Ch. O : La rébellion du M23 n’a jamais été complètement défait. C’est comme, si on disait que le Congrès national pour la défense du peuple (CNDP) avait été défait. Le M23 est une émanation de celui-ci. Il ne faut pas que les Congolais se laissent distraire par la multiplication des noms donnés aux groupes armés qui interviennent dans l’Est du Congo : le CNDP, le M23 etc. Demain, on vous donnera encore plein d’autres noms. Tout cela est de la poudre aux yeux. La réalité est tout simplement qu’il y a des forces militaires ou paramilitaires, qui viennent du Rwanda. Ils violent le territoire congolais. Ils opèrent dans les mines de diamants et de coltans. Ils commettent des massacres vis-à-vis des civils et des viols vis-à-vis des femmes. Toutes ces violations des droits de l’homme et du territoire congolais doivent être sanctionnées. C’est aux Congolais de mener cette bataille parce que personne ne viendrait aider le Congo. Personne ne chercherait à aider le Congo de toute façon.

SA : Pour plusieurs, la piste diplomatique pour résoudre l’insécurité dans l’Est de la RDC a montré ses limites, même s’il y a eu un rapprochement entre le président Félix Tshisekedi et son homologue rwandais, Paul Kagame. Qu’attendre de la médiation du président angolais Joao Laurenço ? 

Ch.O : Le peuple congolais et ses dirigeants ne doivent compter sur personne d’autre que sur eux-mêmes. Je pense qu’il y a eu plusieurs rapprochements entre Joseph Kabila, à l’époque, et le Rwanda. Les différents groupes armés ont signé des accords dans lesquels le Rwanda et l’Ouganda ont été parrains. Vous voyez bien que tout cela n’a, absolument, servi à rien du tout. Le calvaire du peuple congolais dans l’Est se poursuit. On a vu qu’il faut cesser d’attendre les solutions des autres. Il va falloir que les Congolais fassent tout ce qu’ils peuvent, je pense qu’ils ont suffisamment de ressources pour cela, pour mettre un terme à ce qui se passe dans leur pays.

Il faut faire un travail sérieux sur ce qui se passe dans ce pays plutôt que de continuer à mener des opérations diplomatiques. Des actions diplomatiques ont été menées depuis des années, mais elles n’ont abouti à rien. Il faudrait que les Congolais fassent autres choses que des discussions et des débats inutiles qui maintiennent le peuple congolais dans une situation de terreur.

SA : Aujourd’hui, peut-on présager une rupture des relations diplomatiques entre Kinshasa et Kigali ? 

Ch.O : Les Congolais sont appelés à poser des actes forts, qui doivent faire en sorte que leurs voisins les respectent.

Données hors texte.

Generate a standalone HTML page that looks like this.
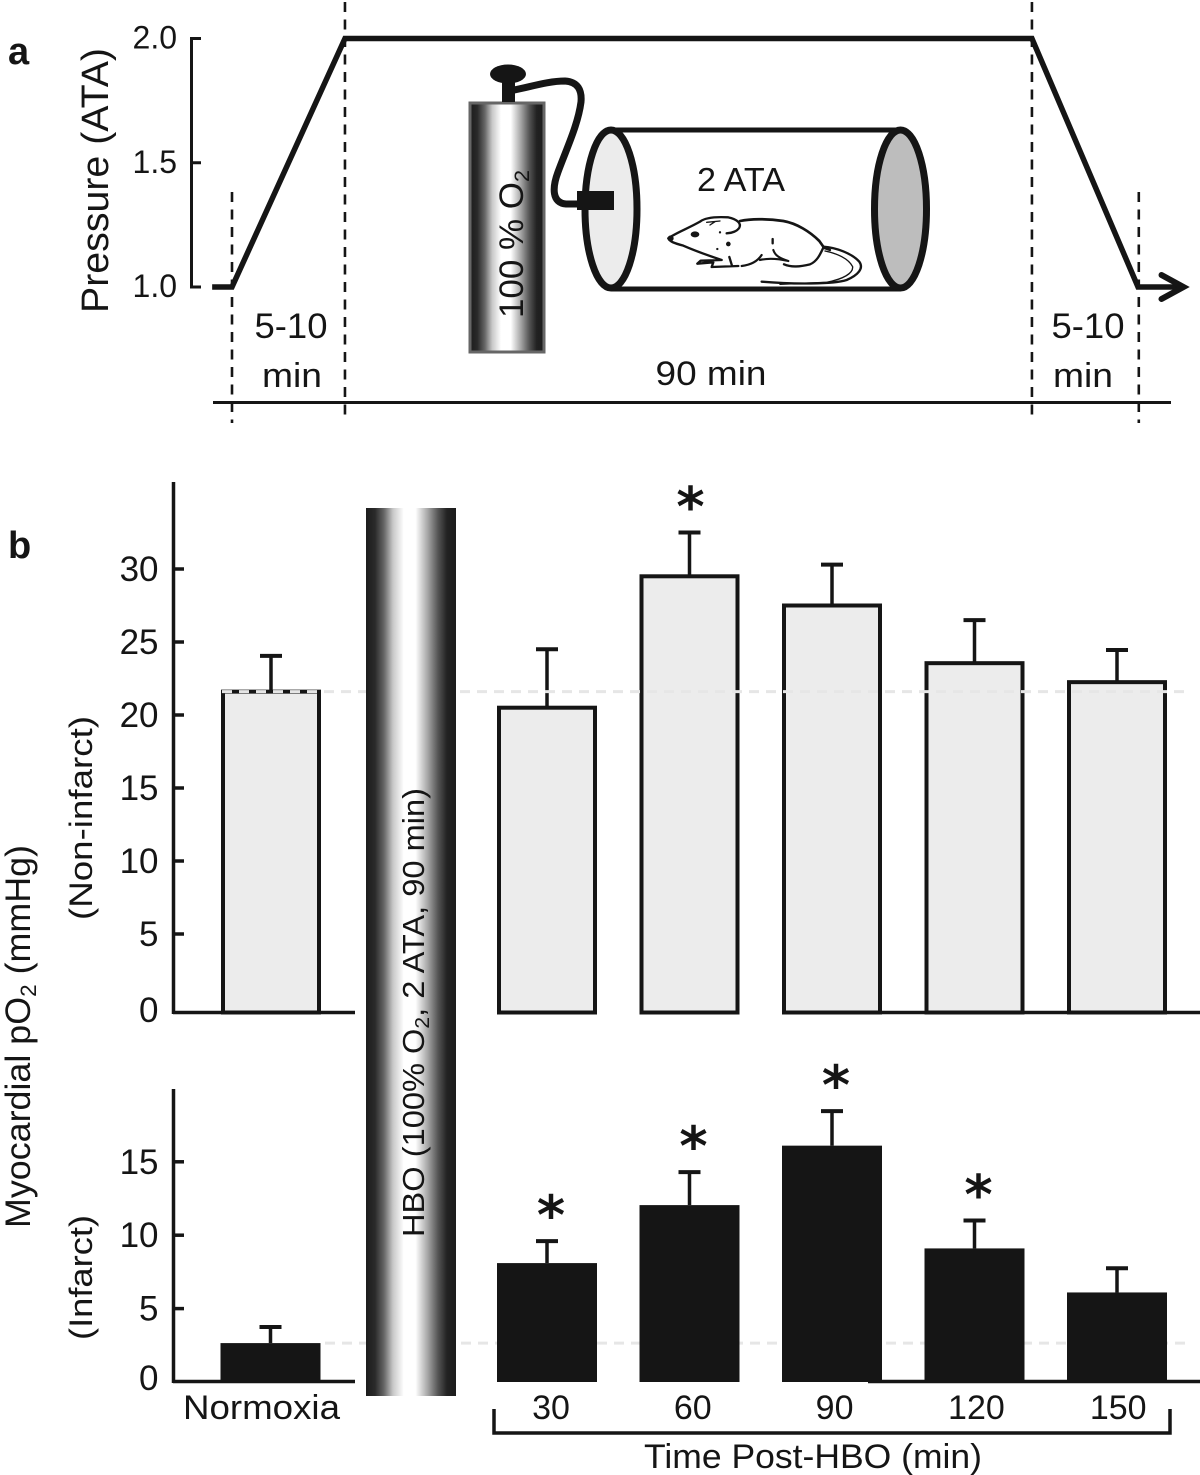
<!DOCTYPE html>
<html lang="en">
<head>
<meta charset="utf-8">
<title>HBO pressure profile and myocardial pO2</title>
<style>
html,body{margin:0;padding:0;background:#fff;width:1200px;height:1475px;overflow:hidden}
svg{display:block}
text{font-family:"Liberation Sans",sans-serif;fill:#151515}
</style>
</head>
<body>
<svg id="fig" xmlns="http://www.w3.org/2000/svg" width="1200" height="1475" viewBox="0 0 1200 1475">
<defs>
<linearGradient id="cylGrad" x1="0" x2="1" y1="0" y2="0">
<stop offset="0" stop-color="#1c1c1c"/><stop offset=".1" stop-color="#2a2a2a"/><stop offset=".2" stop-color="#666"/><stop offset=".3" stop-color="#c8c8c8"/><stop offset=".42" stop-color="#fff"/><stop offset=".55" stop-color="#fff"/><stop offset=".68" stop-color="#aaa"/><stop offset=".8" stop-color="#555"/><stop offset=".9" stop-color="#222"/><stop offset="1" stop-color="#1c1c1c"/>
</linearGradient>
</defs>

<text x="8" y="64" font-size="38" font-weight="bold">a</text>
<text x="8" y="558" font-size="38" font-weight="bold">b</text>

<g id="panelA"></g>

<g>
<rect x="470" y="103" width="74" height="249" fill="url(#cylGrad)" stroke="#666" stroke-width="3"/>
<rect x="502" y="80" width="13" height="22" fill="#151515"/>
<ellipse cx="508" cy="74" rx="18" ry="9.5" fill="#151515"/>
<path d="M514 90 C530 87 548 81 565 81 C578 82 582 90 581 102 C578 125 566 150 558 172 C552 188 552 203 566 204 L590 204" fill="none" stroke="#151515" stroke-width="7"/>
<text transform="translate(523,318) rotate(-90)" font-size="34" textLength="148" lengthAdjust="spacingAndGlyphs">100 % O<tspan font-size="21" dy="6">2</tspan></text>
</g>

<g>
<line x1="611" y1="130" x2="901" y2="130" stroke="#151515" stroke-width="5"/>
<line x1="611" y1="289" x2="901" y2="289" stroke="#151515" stroke-width="5"/>
<ellipse cx="611" cy="209" rx="26" ry="79" fill="#ececec" stroke="#151515" stroke-width="7"/>
<ellipse cx="900.5" cy="209" rx="26" ry="79" fill="#bdbdbd" stroke="#151515" stroke-width="7"/>
<rect x="577" y="191" width="37" height="19" fill="#151515"/>
<text x="697" y="191" font-size="33" textLength="88" lengthAdjust="spacingAndGlyphs">2 ATA</text>
<g transform="translate(660,205) scale(.3333)" fill="none" stroke="#151515" stroke-width="6.5" stroke-linecap="round" stroke-linejoin="round">
<path d="M25 100 C45 85 85 70 120 50 C135 38 170 35 205 37 C230 42 245 55 238 68 C232 78 215 85 200 85" stroke-width="7"/>
<path d="M240 48 C270 42 320 40 370 48 C410 55 450 80 478 108 L492 128" stroke-width="8"/>
<path d="M25 100 C28 110 45 115 70 122 C100 135 140 150 185 165 L122 167 L112 176 L160 172 L155 186 L235 183 M208 156 L216 182" stroke-width="7"/>
<path d="M245 183 C270 180 292 170 305 150 M340 135 C345 152 360 160 385 168 C350 160 320 160 300 165"/>
<path d="M372 178 C395 188 420 185 450 178 C470 170 480 150 490 128 L510 135" stroke-width="7"/>
<path d="M490 125 C530 128 575 145 598 170 C612 190 595 210 560 225 C520 238 400 238 305 230" stroke-width="7"/>
<path d="M495 138 C530 145 565 160 578 185 C580 205 550 222 500 232 L360 238" stroke-width="4"/>
<ellipse cx="105" cy="88" rx="13" ry="9" fill="#151515" stroke="none"/>
<circle cx="205" cy="117" r="7" fill="#151515" stroke="none"/>
<circle cx="172" cy="132" r="3.5" fill="#151515" stroke="none"/>
<circle cx="180" cy="82" r="3.5" fill="#151515" stroke="none"/>
<path d="M338 102 L338 115" stroke-width="7"/>
<path d="M140 52 L180 48 M150 60 L165 50" stroke-width="4"/>
<ellipse cx="32" cy="100" rx="9" ry="9" fill="#151515" stroke="none"/>
</g>
</g>

<line x1="325" y1="1343" x2="1190" y2="1343" stroke="#e6e6e6" stroke-width="3" stroke-dasharray="10 7" id="refBot"/>

<g id="chartTop"></g>
<g id="chartBot"></g>

<line x1="222" y1="692" x2="1190" y2="692" stroke="#e6e6e6" stroke-width="3" stroke-dasharray="10 7" id="refTop"/>

<rect x="366" y="508" width="90" height="888" fill="url(#cylGrad)"/>
<text transform="translate(424,1237) rotate(-90)" font-size="31" textLength="449" lengthAdjust="spacingAndGlyphs">HBO (100% O<tspan font-size="20" dy="5">2</tspan><tspan dy="-5">, 2 ATA, 90 min)</tspan></text>

<text transform="translate(30,1228) rotate(-90)" font-size="35" textLength="383" lengthAdjust="spacingAndGlyphs">Myocardial pO<tspan font-size="22" dy="6">2</tspan><tspan dy="-6"> (mmHg)</tspan></text>
<text transform="translate(92,920) rotate(-90)" font-size="32" textLength="204" lengthAdjust="spacingAndGlyphs">(Non-infarct)</text>
<text transform="translate(92,1340) rotate(-90)" font-size="32" textLength="125" lengthAdjust="spacingAndGlyphs">(Infarct)</text>

<text x="183" y="1419" font-size="34" textLength="157" lengthAdjust="spacingAndGlyphs">Normoxia</text>
<path d="M494 1409 V1433 H1170 V1409" fill="none" stroke="#151515" stroke-width="3.5"/>
<text x="644" y="1468" font-size="34" textLength="338" lengthAdjust="spacingAndGlyphs">Time Post-HBO (min)</text>
</svg>

<script>
// Panel a: schedule (schematic minutes) and chamber pressure (ATA)
const scheduleTimes = [-2.6, 0, 14.8, 104.8, 118.7, 124];
const schedulePressure = [1, 1, 2, 2, 1, 1];
const pressureTicks = [1, 1.5, 2];
const phaseBoundaries = [0, 14.8, 104.8, 118.8];

// Panel b: values (mmHg)
const timeLabels = ['30', '60', '90', '120', '150'];
const nonInfarctNormoxia = 21.6;
const nonInfarctNormoxiaErrorTop = 24.05;
const nonInfarctValues = [20.5, 29.5, 27.5, 23.55, 22.25];
const nonInfarctErrorTops = [24.5, 32.5, 30.3, 26.5, 24.45];
const nonInfarctStars = [false, true, false, false, false];
const nonInfarctTicks = [0, 5, 10, 15, 20, 25, 30];

const infarctNormoxia = 2.65;
const infarctNormoxiaErrorTop = 3.75;
const infarctValues = [8.1, 12.05, 16.1, 9.1, 6.1];
const infarctErrorTops = [9.6, 14.3, 18.45, 11, 7.75];
const infarctStars = [true, true, true, true, false];
const infarctTicks = [0, 5, 10, 15];

const NS = 'http://www.w3.org/2000/svg';
function make(parent, tag, attrs, txt) {
  const el = document.createElementNS(NS, tag);
  for (const k in attrs) el.setAttribute(k, attrs[k]);
  if (txt !== undefined) el.textContent = txt;
  parent.appendChild(el);
  return el;
}
const INK = '#151515';

// ---------- panel a ----------
const tX = t => 232 + 7.633 * t;
const pY = p => 287 - 248.5 * (p - 1);
const pa = document.getElementById('panelA');

phaseBoundaries.forEach((t, i) => {
  const outer = i === 0 || i === 3;
  const d = make(pa, 'line', {x1: tX(t), x2: tX(t), y1: outer ? 192 : 2, y2: outer ? 423 : 415, stroke: INK, 'stroke-width': 2.6, 'stroke-dasharray': '10 7.5'});
  
  
});

const axA = make(pa, 'line', {x1: 191.5, x2: 191.5, y1: pY(2), y2: pY(1), stroke: INK, 'stroke-width': 3});


pressureTicks.forEach(p => {
  const tick = make(pa, 'line', {x1: 190, x2: 201, y1: pY(p), y2: pY(p), stroke: INK, 'stroke-width': 3});
  
  
  const lab = make(pa, 'text', {x: 177, y: pY(p) + 10, 'text-anchor': 'end', 'font-size': 32}, p.toFixed(1));
  
  
});

const pts = scheduleTimes.map((t, i) => tX(t) + ',' + pY(schedulePressure[i])).join(' ');
const prof = make(pa, 'polyline', {points: pts, fill: 'none', stroke: INK, 'stroke-width': 5.5, 'stroke-linejoin': 'miter'});


const lastX = tX(scheduleTimes[scheduleTimes.length - 1]);
const lastY = pY(schedulePressure[schedulePressure.length - 1]);
const arrow = make(pa, 'path', {d: 'M' + (lastX - 17) + ' ' + (lastY - 12) + ' L' + (lastX + 5) + ' ' + lastY + ' L' + (lastX - 17) + ' ' + (lastY + 12), fill: 'none', stroke: INK, 'stroke-width': 6, 'stroke-linecap': 'round'});



const timeLine = make(pa, 'line', {x1: 213, x2: 1171, y1: 402.5, y2: 402.5, stroke: INK, 'stroke-width': 3});



const pTitle = make(pa, 'text', {transform: 'translate(108,313) rotate(-90)', 'font-size': 38, textLength: 265, lengthAdjust: 'spacingAndGlyphs'}, 'Pressure (ATA)');



const dur1 = make(pa, 'text', {x: 291, y: 338, 'text-anchor': 'middle', 'font-size': 35, textLength: 73, lengthAdjust: 'spacingAndGlyphs'}, '5-10');


const dur1b = make(pa, 'text', {x: 292, y: 387, 'text-anchor': 'middle', 'font-size': 34, textLength: 60, lengthAdjust: 'spacingAndGlyphs'}, 'min');


const dur2 = make(pa, 'text', {x: 711, y: 385, 'text-anchor': 'middle', 'font-size': 34, textLength: 111, lengthAdjust: 'spacingAndGlyphs'}, '90 min');


const dur3 = make(pa, 'text', {x: 1088, y: 338, 'text-anchor': 'middle', 'font-size': 35, textLength: 73, lengthAdjust: 'spacingAndGlyphs'}, '5-10');


const dur3b = make(pa, 'text', {x: 1083, y: 387, 'text-anchor': 'middle', 'font-size': 34, textLength: 60, lengthAdjust: 'spacingAndGlyphs'}, 'min');



// ---------- panel b ----------
const postX = i => 547 + 142.5 * i;
const labelX = i => 551 + 141.8 * i;
const normoxiaX = 271;
const yTop = v => 1007 - 14.6 * v;
const yBot = v => 1382 - 14.68 * v;
document.getElementById('refTop').setAttribute('y1', yTop(nonInfarctNormoxia));
document.getElementById('refTop').setAttribute('y2', yTop(nonInfarctNormoxia));
document.getElementById('refBot').setAttribute('y1', yBot(infarctNormoxia));
document.getElementById('refBot').setAttribute('y2', yBot(infarctNormoxia));

function drawAxis(g, y, ticks, axisTop, base, zeroShift, name) {
  const ax = make(g, 'line', {x1: 173.5, x2: 173.5, y1: axisTop, y2: base + 1.5, stroke: INK, 'stroke-width': 3.5});
  
  
  ticks.forEach(v => {
    if (v !== 0) {
      const t = make(g, 'line', {x1: 173, x2: 184, y1: y(v), y2: y(v), stroke: INK, 'stroke-width': 3.5});
      
      
    }
    const lab = make(g, 'text', {x: 158.5, y: y(v) + 12 + (v === 0 ? zeroShift : 0), 'text-anchor': 'end', 'font-size': 35}, String(v));
    
    
  });
  [[173, 355], [868, 1200]].forEach(r => {
    const b = make(g, 'line', {x1: r[0], x2: r[1], y1: base, y2: base, stroke: INK, 'stroke-width': 3.5});
    
    
  });
}

function drawBar(g, cx, v, errTop, y, base, star, filled, name) {
  const eb = make(g, 'line', {x1: cx, x2: cx, y1: y(errTop), y2: y(v), stroke: INK, 'stroke-width': 3.5});
  
  
  const cap = make(g, 'line', {x1: cx - 11, x2: cx + 11, y1: y(errTop), y2: y(errTop), stroke: INK, 'stroke-width': 4});
  
  
  const inset = filled ? 50 : 48;
  const bar = make(g, 'rect', {x: cx - inset, y: y(v), width: inset * 2, height: base - y(v), fill: filled ? INK : '#ececec', stroke: filled ? 'none' : INK, 'stroke-width': 4});
  
  
  if (star) {
    const s = make(g, 'text', {x: cx + (filled ? 4 : 1), y: y(errTop) - 7, 'text-anchor': 'middle', 'font-size': 54, 'font-weight': 'bold'}, '*');
    s.style.fontFamily = '"DejaVu Sans",sans-serif';
    
    
  }
}

const gT = document.getElementById('chartTop');
const gB = document.getElementById('chartBot');
drawAxis(gT, yTop, nonInfarctTicks, 482, 1012.5, 3, 'non-infarct');
drawAxis(gB, yBot, infarctTicks, 1089, 1381.5, -4, 'infarct');

drawBar(gT, normoxiaX, nonInfarctNormoxia, nonInfarctNormoxiaErrorTop, yTop, 1012.5, false, false, 'non-infarct-bar-normoxia');
nonInfarctValues.forEach((v, i) => {
  drawBar(gT, postX(i), v, nonInfarctErrorTops[i], yTop, 1012.5, nonInfarctStars[i], false, 'non-infarct-bar-' + timeLabels[i]);
});
drawBar(gB, normoxiaX - 0.5, infarctNormoxia, infarctNormoxiaErrorTop, yBot, 1382, false, true, 'infarct-bar-normoxia');
infarctValues.forEach((v, i) => {
  drawBar(gB, postX(i), v, infarctErrorTops[i], yBot, 1382, infarctStars[i], true, 'infarct-bar-' + timeLabels[i]);
});
timeLabels.forEach((t, i) => {
  const lab = make(gB, 'text', {x: labelX(i), y: 1419, 'text-anchor': 'middle', 'font-size': 34}, t);
  
  
});
</script>
</body>
</html>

Ce qui va faire en sorte que la communauté internationale respecte le Congo. S’il n’y a pas d’actes forts posés sur la situation qui prévaut dans l’Est du Congo, ça va continuer comme ça continue depuis une vingtaine d’années. Il va falloir que les Congolais se fassent tout simplement respecter. C’est à eux de trouver la façon, dont ils se feront respecter face à leurs agresseurs.